▸ **Exercise brief**
Extract the whole listing as it stands. Do not include the pictures.

▸ **Data segment**
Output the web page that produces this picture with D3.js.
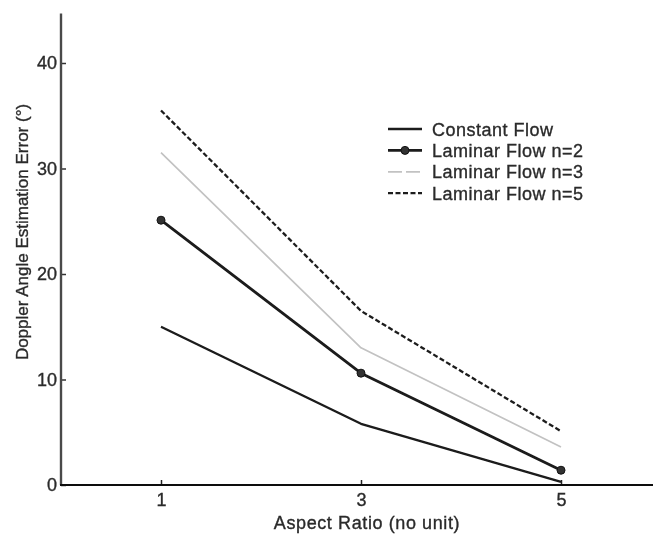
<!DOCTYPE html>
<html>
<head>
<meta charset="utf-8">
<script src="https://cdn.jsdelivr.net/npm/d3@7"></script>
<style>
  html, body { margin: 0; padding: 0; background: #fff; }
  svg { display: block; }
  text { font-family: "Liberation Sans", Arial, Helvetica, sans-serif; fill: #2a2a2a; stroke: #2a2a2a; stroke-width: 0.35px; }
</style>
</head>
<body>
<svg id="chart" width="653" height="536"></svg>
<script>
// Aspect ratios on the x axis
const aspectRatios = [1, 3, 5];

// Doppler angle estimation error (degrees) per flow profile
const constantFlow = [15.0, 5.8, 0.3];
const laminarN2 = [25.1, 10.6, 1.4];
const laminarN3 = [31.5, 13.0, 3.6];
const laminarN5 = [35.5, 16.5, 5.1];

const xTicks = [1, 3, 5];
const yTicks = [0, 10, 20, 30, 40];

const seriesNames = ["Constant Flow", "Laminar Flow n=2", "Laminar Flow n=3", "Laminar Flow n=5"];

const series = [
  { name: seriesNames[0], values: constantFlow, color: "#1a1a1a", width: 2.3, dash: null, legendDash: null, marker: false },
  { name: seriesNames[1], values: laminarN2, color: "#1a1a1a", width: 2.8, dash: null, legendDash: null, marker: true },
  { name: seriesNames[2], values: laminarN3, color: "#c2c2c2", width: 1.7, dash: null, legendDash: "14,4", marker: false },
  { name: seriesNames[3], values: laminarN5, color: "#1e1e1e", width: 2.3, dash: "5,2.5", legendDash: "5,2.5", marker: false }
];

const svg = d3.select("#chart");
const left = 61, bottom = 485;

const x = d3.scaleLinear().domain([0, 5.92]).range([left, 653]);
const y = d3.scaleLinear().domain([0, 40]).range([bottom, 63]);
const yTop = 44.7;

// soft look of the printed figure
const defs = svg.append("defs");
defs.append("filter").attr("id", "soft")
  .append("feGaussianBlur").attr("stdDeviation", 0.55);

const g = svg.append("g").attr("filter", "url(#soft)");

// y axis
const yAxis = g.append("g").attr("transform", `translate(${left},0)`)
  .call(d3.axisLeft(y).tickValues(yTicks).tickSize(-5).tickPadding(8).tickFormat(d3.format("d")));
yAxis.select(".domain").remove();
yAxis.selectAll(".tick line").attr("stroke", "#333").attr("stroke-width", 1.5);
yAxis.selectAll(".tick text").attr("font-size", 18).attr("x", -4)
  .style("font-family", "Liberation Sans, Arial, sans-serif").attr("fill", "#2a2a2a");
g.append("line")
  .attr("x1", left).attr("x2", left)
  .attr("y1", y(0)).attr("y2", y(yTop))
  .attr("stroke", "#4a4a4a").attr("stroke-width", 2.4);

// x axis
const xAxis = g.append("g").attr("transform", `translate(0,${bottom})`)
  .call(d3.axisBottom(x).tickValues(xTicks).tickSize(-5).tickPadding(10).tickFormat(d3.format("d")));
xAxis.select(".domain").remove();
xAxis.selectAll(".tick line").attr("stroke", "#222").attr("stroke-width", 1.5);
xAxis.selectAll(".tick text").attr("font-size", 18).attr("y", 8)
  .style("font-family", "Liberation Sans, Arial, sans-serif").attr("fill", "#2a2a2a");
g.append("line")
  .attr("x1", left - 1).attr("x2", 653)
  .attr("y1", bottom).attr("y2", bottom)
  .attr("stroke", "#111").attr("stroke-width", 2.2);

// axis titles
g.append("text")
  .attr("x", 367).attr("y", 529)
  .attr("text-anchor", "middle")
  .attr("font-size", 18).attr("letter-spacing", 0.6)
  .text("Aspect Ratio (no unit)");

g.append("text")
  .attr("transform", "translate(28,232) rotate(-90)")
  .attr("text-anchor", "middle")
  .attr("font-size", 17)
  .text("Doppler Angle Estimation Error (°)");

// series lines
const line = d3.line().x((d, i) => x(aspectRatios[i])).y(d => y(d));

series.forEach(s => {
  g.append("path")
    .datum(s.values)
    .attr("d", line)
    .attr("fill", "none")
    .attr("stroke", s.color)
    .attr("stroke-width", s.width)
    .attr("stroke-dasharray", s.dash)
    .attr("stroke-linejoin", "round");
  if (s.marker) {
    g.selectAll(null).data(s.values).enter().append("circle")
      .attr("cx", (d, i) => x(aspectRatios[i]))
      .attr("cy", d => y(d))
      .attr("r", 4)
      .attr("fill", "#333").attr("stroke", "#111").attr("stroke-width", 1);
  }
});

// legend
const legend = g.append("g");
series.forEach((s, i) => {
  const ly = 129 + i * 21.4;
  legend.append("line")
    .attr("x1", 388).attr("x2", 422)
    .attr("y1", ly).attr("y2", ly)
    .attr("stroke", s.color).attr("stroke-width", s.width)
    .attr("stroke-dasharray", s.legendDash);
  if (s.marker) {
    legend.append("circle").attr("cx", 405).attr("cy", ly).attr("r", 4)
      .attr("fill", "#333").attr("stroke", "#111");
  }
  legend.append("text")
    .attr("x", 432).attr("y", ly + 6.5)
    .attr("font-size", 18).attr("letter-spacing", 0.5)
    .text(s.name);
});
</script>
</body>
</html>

▸ **Response below**
Output the web page that produces this picture with D3.js.
<!DOCTYPE html>
<html>
<head>
<meta charset="utf-8">
<script src="https://cdn.jsdelivr.net/npm/d3@7"></script>
<style>
  html, body { margin: 0; padding: 0; background: #fff; }
  svg { display: block; }
  text { font-family: "Liberation Sans", Arial, Helvetica, sans-serif; fill: #2a2a2a; stroke: #2a2a2a; stroke-width: 0.35px; }
</style>
</head>
<body>
<svg id="chart" width="653" height="536"></svg>
<script>
// Aspect ratios on the x axis
const aspectRatios = [1, 3, 5];

// Doppler angle estimation error (degrees) per flow profile
const constantFlow = [15.0, 5.8, 0.3];
const laminarN2 = [25.1, 10.6, 1.4];
const laminarN3 = [31.5, 13.0, 3.6];
const laminarN5 = [35.5, 16.5, 5.1];

const xTicks = [1, 3, 5];
const yTicks = [0, 10, 20, 30, 40];

const seriesNames = ["Constant Flow", "Laminar Flow n=2", "Laminar Flow n=3", "Laminar Flow n=5"];

const series = [
  { name: seriesNames[0], values: constantFlow, color: "#1a1a1a", width: 2.3, dash: null, legendDash: null, marker: false },
  { name: seriesNames[1], values: laminarN2, color: "#1a1a1a", width: 2.8, dash: null, legendDash: null, marker: true },
  { name: seriesNames[2], values: laminarN3, color: "#c2c2c2", width: 1.7, dash: null, legendDash: "14,4", marker: false },
  { name: seriesNames[3], values: laminarN5, color: "#1e1e1e", width: 2.3, dash: "5,2.5", legendDash: "5,2.5", marker: false }
];

const svg = d3.select("#chart");
const left = 61, bottom = 485;

const x = d3.scaleLinear().domain([0, 5.92]).range([left, 653]);
const y = d3.scaleLinear().domain([0, 40]).range([bottom, 63]);
const yTop = 44.7;

// soft look of the printed figure
const defs = svg.append("defs");
defs.append("filter").attr("id", "soft")
  .append("feGaussianBlur").attr("stdDeviation", 0.55);

const g = svg.append("g").attr("filter", "url(#soft)");

// y axis
const yAxis = g.append("g").attr("transform", `translate(${left},0)`)
  .call(d3.axisLeft(y).tickValues(yTicks).tickSize(-5).tickPadding(8).tickFormat(d3.format("d")));
yAxis.select(".domain").remove();
yAxis.selectAll(".tick line").attr("stroke", "#333").attr("stroke-width", 1.5);
yAxis.selectAll(".tick text").attr("font-size", 18).attr("x", -4)
  .style("font-family", "Liberation Sans, Arial, sans-serif").attr("fill", "#2a2a2a");
g.append("line")
  .attr("x1", left).attr("x2", left)
  .attr("y1", y(0)).attr("y2", y(yTop))
  .attr("stroke", "#4a4a4a").attr("stroke-width", 2.4);

// x axis
const xAxis = g.append("g").attr("transform", `translate(0,${bottom})`)
  .call(d3.axisBottom(x).tickValues(xTicks).tickSize(-5).tickPadding(10).tickFormat(d3.format("d")));
xAxis.select(".domain").remove();
xAxis.selectAll(".tick line").attr("stroke", "#222").attr("stroke-width", 1.5);
xAxis.selectAll(".tick text").attr("font-size", 18).attr("y", 8)
  .style("font-family", "Liberation Sans, Arial, sans-serif").attr("fill", "#2a2a2a");
g.append("line")
  .attr("x1", left - 1).attr("x2", 653)
  .attr("y1", bottom).attr("y2", bottom)
  .attr("stroke", "#111").attr("stroke-width", 2.2);

// axis titles
g.append("text")
  .attr("x", 367).attr("y", 529)
  .attr("text-anchor", "middle")
  .attr("font-size", 18).attr("letter-spacing", 0.6)
  .text("Aspect Ratio (no unit)");

g.append("text")
  .attr("transform", "translate(28,232) rotate(-90)")
  .attr("text-anchor", "middle")
  .attr("font-size", 17)
  .text("Doppler Angle Estimation Error (°)");

// series lines
const line = d3.line().x((d, i) => x(aspectRatios[i])).y(d => y(d));

series.forEach(s => {
  g.append("path")
    .datum(s.values)
    .attr("d", line)
    .attr("fill", "none")
    .attr("stroke", s.color)
    .attr("stroke-width", s.width)
    .attr("stroke-dasharray", s.dash)
    .attr("stroke-linejoin", "round");
  if (s.marker) {
    g.selectAll(null).data(s.values).enter().append("circle")
      .attr("cx", (d, i) => x(aspectRatios[i]))
      .attr("cy", d => y(d))
      .attr("r", 4)
      .attr("fill", "#333").attr("stroke", "#111").attr("stroke-width", 1);
  }
});

// legend
const legend = g.append("g");
series.forEach((s, i) => {
  const ly = 129 + i * 21.4;
  legend.append("line")
    .attr("x1", 388).attr("x2", 422)
    .attr("y1", ly).attr("y2", ly)
    .attr("stroke", s.color).attr("stroke-width", s.width)
    .attr("stroke-dasharray", s.legendDash);
  if (s.marker) {
    legend.append("circle").attr("cx", 405).attr("cy", ly).attr("r", 4)
      .attr("fill", "#333").attr("stroke", "#111");
  }
  legend.append("text")
    .attr("x", 432).attr("y", ly + 6.5)
    .attr("font-size", 18).attr("letter-spacing", 0.5)
    .text(s.name);
});
</script>
</body>
</html>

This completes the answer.